We're currently discussing how to restrict access to bastion machines in production (not on the Phabricator tier, but the production system of our product). We want to be able to provide access to bastion machines based on assigning users in Phabricator to projects / tags. Ideally we want to be able to write a script on all of the bastion machines that updates the /root/.ssh/authorized_keys file on a regular basis and synchronises the public keys of users in Phabricator with that file (or alternatively, use the authorized keys command like Phabricator itself does).
Right now Phabricator provides an SSH public key store in the form of SSH keys associated with a user's account.

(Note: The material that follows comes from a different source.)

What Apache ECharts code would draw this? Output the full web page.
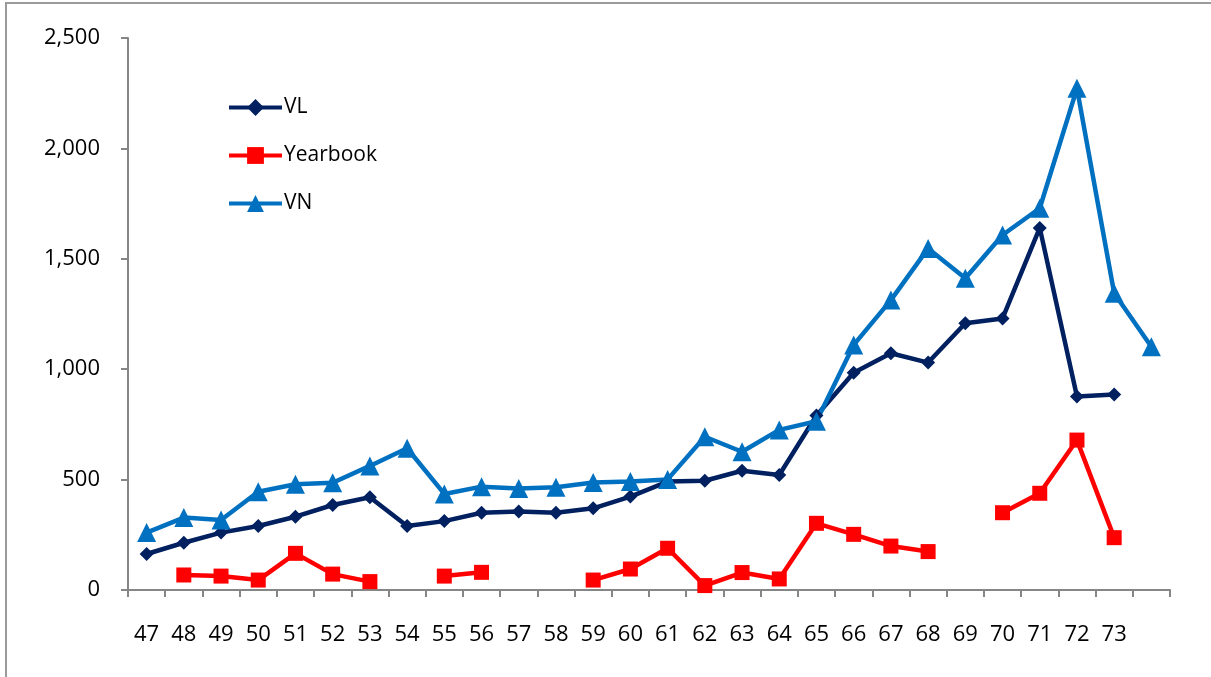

This is almost what we need, but we can't designate some keys as "Git access for Phabricator" and other keys as "Production bastion keys". Obviously we don't want to be in a scenario where a user is using the same SSH key to access Git as they are to access bastion machines in production.
Alternatively we could use Passphrase, but there's no API for automatically creating passphrase entries, and the creation process would be clunky for a user to do manually - not only do they need to create / generate the key in Passphrase, but they also need to set the policies so the bastion machines can view the public components of the keys, and then they'd probably have to do some additional thing to put their username in the description field or something? So that the bastion machines know who is being authorized? Although this is possible, I think it'd be far easier for everyone if we could just use the current SSH public key store for users.
Ultimately our goal is to not only restrict who has access to the bastion machines, but also insert an command= option so that we can explicitly log the username of the person connecting into the system audit logs.